The latest images of the fallen Kh-101 in the Vinnytsia region with its fuselage intact are quite in keeping with that assertion.

In the images, the stealthy shape of the Kh-101’s central fuselage section is visible. The missile’s pop-out wings are seen attached to the central body. However, its engine, which drops below the missile after launch, looks to be missing.

The missile is seen lying inverted, and in between the wings is what looks to be a circular window with a camera behind it. It cannot be said with certainty what this is. However, reports suggest it could be a part of the Otblesk-U guidance system.

The circular window on the underside of the missile’s fuselage between its pop-out wings with what looks like a camera behind it. (Ukrainian Air Force)
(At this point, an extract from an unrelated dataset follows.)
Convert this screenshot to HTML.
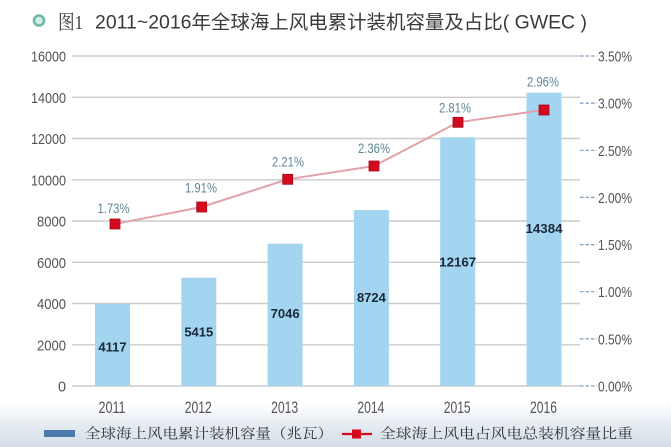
<!DOCTYPE html>
<html><head><meta charset="utf-8"><style>
html,body{margin:0;padding:0;background:#fff;}
svg{display:block;}
</style></head><body>
<svg width="671" height="447" viewBox="0 0 671 447" xmlns="http://www.w3.org/2000/svg">
<defs>
<linearGradient id="bg" x1="0" y1="0" x2="0" y2="1">
<stop offset="0" stop-color="#ffffff"/>
<stop offset="0.45" stop-color="#e6ecf2"/>
<stop offset="1" stop-color="#d3dde7"/>
</linearGradient>
</defs>
<rect x="0" y="0" width="671" height="447" fill="#ffffff"/>
<rect x="0" y="405" width="671" height="42" fill="url(#bg)"/>

<!-- title -->
<circle cx="39" cy="20.5" r="5" fill="#d6ece6" stroke="#72b8a8" stroke-width="2.6"/>
<text x="58" y="29" font-family="Liberation Serif, 'Noto Serif CJK SC', serif" font-size="20" fill="#3a3a3a" textLength="25" lengthAdjust="spacingAndGlyphs">图1</text>
<text x="95" y="28.5" font-family="'Liberation Sans','Noto Sans CJK SC',sans-serif" font-size="19" fill="#3a3a3a" textLength="492" lengthAdjust="spacingAndGlyphs">2011~2016年全球海上风电累计装机容量及占比( GWEC )</text>

<!-- gridlines -->
<g stroke="#cbcbcb" stroke-width="1.4">
<line x1="72" y1="56" x2="580" y2="56"/>
<line x1="72" y1="97.3" x2="580" y2="97.3"/>
<line x1="72" y1="138.5" x2="580" y2="138.5"/>
<line x1="72" y1="179.8" x2="580" y2="179.8"/>
<line x1="72" y1="221" x2="580" y2="221"/>
<line x1="72" y1="262.3" x2="580" y2="262.3"/>
<line x1="72" y1="303.5" x2="580" y2="303.5"/>
<line x1="72" y1="344.8" x2="580" y2="344.8"/>
<line x1="72" y1="386" x2="580" y2="386"/>
</g>
<!-- right dashed ticks -->
<g stroke="#7d9dc0" stroke-width="1.2" stroke-dasharray="3.5,2">
<line x1="580" y1="56" x2="597" y2="56"/>
<line x1="580" y1="103.1" x2="597" y2="103.1"/>
<line x1="580" y1="150.3" x2="597" y2="150.3"/>
<line x1="580" y1="197.4" x2="597" y2="197.4"/>
<line x1="580" y1="244.6" x2="597" y2="244.6"/>
<line x1="580" y1="291.7" x2="597" y2="291.7"/>
<line x1="580" y1="338.9" x2="597" y2="338.9"/>
<line x1="580" y1="386" x2="597" y2="386"/>
</g>

<!-- left labels -->
<g font-family="'Liberation Sans',sans-serif" font-size="15" fill="#555" text-anchor="end">
<text x="66" y="61.5" textLength="35" lengthAdjust="spacingAndGlyphs">16000</text>
<text x="66" y="102.8" textLength="35" lengthAdjust="spacingAndGlyphs">14000</text>
<text x="66" y="144" textLength="35" lengthAdjust="spacingAndGlyphs">12000</text>
<text x="66" y="185.3" textLength="35" lengthAdjust="spacingAndGlyphs">10000</text>
<text x="66" y="226.5" textLength="29" lengthAdjust="spacingAndGlyphs">8000</text>
<text x="66" y="267.8" textLength="29" lengthAdjust="spacingAndGlyphs">6000</text>
<text x="66" y="309" textLength="29" lengthAdjust="spacingAndGlyphs">4000</text>
<text x="66" y="350.3" textLength="29" lengthAdjust="spacingAndGlyphs">2000</text>
<text x="66" y="391.5" textLength="8" lengthAdjust="spacingAndGlyphs">0</text>
</g>

<!-- right labels -->
<g font-family="'Liberation Sans',sans-serif" font-size="15" fill="#555">
<text x="598" y="61.5" textLength="34" lengthAdjust="spacingAndGlyphs">3.50%</text>
<text x="598" y="108.6" textLength="34" lengthAdjust="spacingAndGlyphs">3.00%</text>
<text x="598" y="155.8" textLength="34" lengthAdjust="spacingAndGlyphs">2.50%</text>
<text x="598" y="202.9" textLength="34" lengthAdjust="spacingAndGlyphs">2.00%</text>
<text x="598" y="250.1" textLength="34" lengthAdjust="spacingAndGlyphs">1.50%</text>
<text x="598" y="297.2" textLength="34" lengthAdjust="spacingAndGlyphs">1.00%</text>
<text x="598" y="344.4" textLength="34" lengthAdjust="spacingAndGlyphs">0.50%</text>
<text x="598" y="391.5" textLength="34" lengthAdjust="spacingAndGlyphs">0.00%</text>
</g>

<!-- bars -->
<g fill="#a3d5f0">
<rect x="95" y="304" width="35" height="82"/>
<rect x="181.3" y="277.7" width="35" height="108.3"/>
<rect x="267.6" y="243.7" width="35" height="142.3"/>
<rect x="353.9" y="210" width="35" height="176"/>
<rect x="440.2" y="137.3" width="35" height="248.7"/>
<rect x="526.5" y="92.7" width="35" height="293.3"/>
</g>

<!-- bar values -->
<g font-family="'Liberation Sans',sans-serif" font-size="13" font-weight="bold" fill="#1b2838" text-anchor="middle">
<text x="112.5" y="351.5">4117</text>
<text x="198.8" y="336.5">5415</text>
<text x="285.1" y="318">7046</text>
<text x="371.4" y="302">8724</text>
<text x="457.7" y="266.5" textLength="37" lengthAdjust="spacingAndGlyphs">12167</text>
<text x="544" y="233" textLength="37" lengthAdjust="spacingAndGlyphs">14384</text>
</g>

<!-- line -->
<polyline points="115,224 201.7,207 287.7,179.3 374,166 458,122.3 544,110" fill="none" stroke="#e2a2aa" stroke-width="2"/>
<g fill="#d40a1e" stroke="#a5061a" stroke-width="0.8">
<rect x="110" y="219" width="10" height="10"/>
<rect x="196.7" y="202" width="10" height="10"/>
<rect x="282.7" y="174.3" width="10" height="10"/>
<rect x="369" y="161" width="10" height="10"/>
<rect x="453" y="117.3" width="10" height="10"/>
<rect x="539" y="105" width="10" height="10"/>
</g>

<!-- percent labels -->
<g font-family="'Liberation Sans',sans-serif" font-size="14" fill="#5b8794" text-anchor="middle">
<text x="113.5" y="213" textLength="32" lengthAdjust="spacingAndGlyphs">1.73%</text>
<text x="201" y="192.7" textLength="32" lengthAdjust="spacingAndGlyphs">1.91%</text>
<text x="288" y="166.7" textLength="32" lengthAdjust="spacingAndGlyphs">2.21%</text>
<text x="374" y="153" textLength="32" lengthAdjust="spacingAndGlyphs">2.36%</text>
<text x="455" y="112.7" textLength="32" lengthAdjust="spacingAndGlyphs">2.81%</text>
<text x="543" y="86.7" textLength="32" lengthAdjust="spacingAndGlyphs">2.96%</text>
</g>

<!-- year labels -->
<g font-family="'Liberation Sans',sans-serif" font-size="17" fill="#555" text-anchor="middle">
<text x="112" y="413" textLength="27" lengthAdjust="spacingAndGlyphs">2011</text>
<text x="198.3" y="413" textLength="27" lengthAdjust="spacingAndGlyphs">2012</text>
<text x="284.6" y="413" textLength="27" lengthAdjust="spacingAndGlyphs">2013</text>
<text x="370.9" y="413" textLength="27" lengthAdjust="spacingAndGlyphs">2014</text>
<text x="457.2" y="413" textLength="27" lengthAdjust="spacingAndGlyphs">2015</text>
<text x="543.5" y="413" textLength="27" lengthAdjust="spacingAndGlyphs">2016</text>
</g>

<!-- legend -->
<rect x="44" y="430" width="31" height="7" fill="#4b78ad"/>
<text x="85" y="438.5" font-family="'Liberation Serif','Noto Serif CJK SC',serif" font-size="14" fill="#333" textLength="248" lengthAdjust="spacingAndGlyphs">全球海上风电累计装机容量（兆瓦）</text>
<line x1="342" y1="434" x2="372" y2="434" stroke="#d40a1e" stroke-width="2.2"/>
<rect x="352" y="429.5" width="9" height="9" fill="#d40a1e"/>
<text x="380" y="438.5" font-family="'Liberation Serif','Noto Serif CJK SC',serif" font-size="14" fill="#333" textLength="253" lengthAdjust="spacingAndGlyphs">全球海上风电占风电总装机容量比重</text>
</svg>
</body></html>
The Kh-101’s guidance system includes satellite and inertial navigation, which can be used either independently or together to guide the missile toward its target.

The missile also has a radar-based terrain contour matching (TERCOM) capability to fly to the target at a relatively low altitude, making detecting or intercepting the missile difficult.

In addition to all this is the ObleskU, a digital scene-matching area correlation (DSMAC) system that uses an internal database of relevant terrain imagery to check against to help guide the weapon toward its targets. The DSMAC capability is also used in specific versions of the US Tomahawk.

According to a book by Russian military aviation expert Piotr Butowski, the Otblesk-U scans the terrain below, passively making it the “most accurate and resistant to jamming.”

However, Butowski notes in the book that the ObleskU has a serious limitation: its need for a certain recognition of the target and pre-existence of target pictures, which requires the proper infrastructure and qualified personnel to gather and process the data for the missile’s use.

“Therefore, the Otblesk is used only by the non-nuclear Kh-101 missile, and only during the terminal guidance phase, close to the target,” Butowski writes. “During the cruise, the less accurate but less demanding TERCOM radar system is used.”

Another image of the Kh-101’s wreckage shows a section with a dozen circular holes in two symmetrical rows of six each, filled with mud.

The mud-filled circular holes seen on the downed Kh-101. (Ukrainian Air Force)

The purpose of these holes is not precisely clear. One possibility is that this is a dispenser for countermeasures like the radar-confusing chaff. A very simple and crude radar warning receiver could automatically trigger their employment after detecting pre-programmed radio-frequency emissions under certain circumstances, or they could also be pre-programmed to fire at certain points of vulnerability along the missile’s flight route.

Reports point out the similarity between the holes found on Kh-101 and the countermeasures dispensers sometimes seen on aerial target drones like the American BQM-167 Skeeter, which were also used in actual combat operations during the US-led invasion of Iraq in 2003 to dispense chaff to protect the path of friendly aircraft and missiles, by confusing the Iraqi radars.

Another possibility is that the holes could be some type of interface or vent system. That said, there could be other possible purposes than the ones mentioned above.

Ukraine’s ongoing conflict has proven to be a treasure trove of at least partially intact examples of various advanced Russian weapon systems.

Ukrainian officials have been dismantling these Russian weapons and have so far brought to light the presence of several Western-made components in them, which include the Kh-101 ALCM as well.

As previously reported by EurAsian Times, the Kh-101 also appears to be heavily dependent on foreign-made chips, as the Ukrainian intelligence has claimed to have found at least 35 US-made chips, including those manufactured by Texas Instruments, Atmel Corp.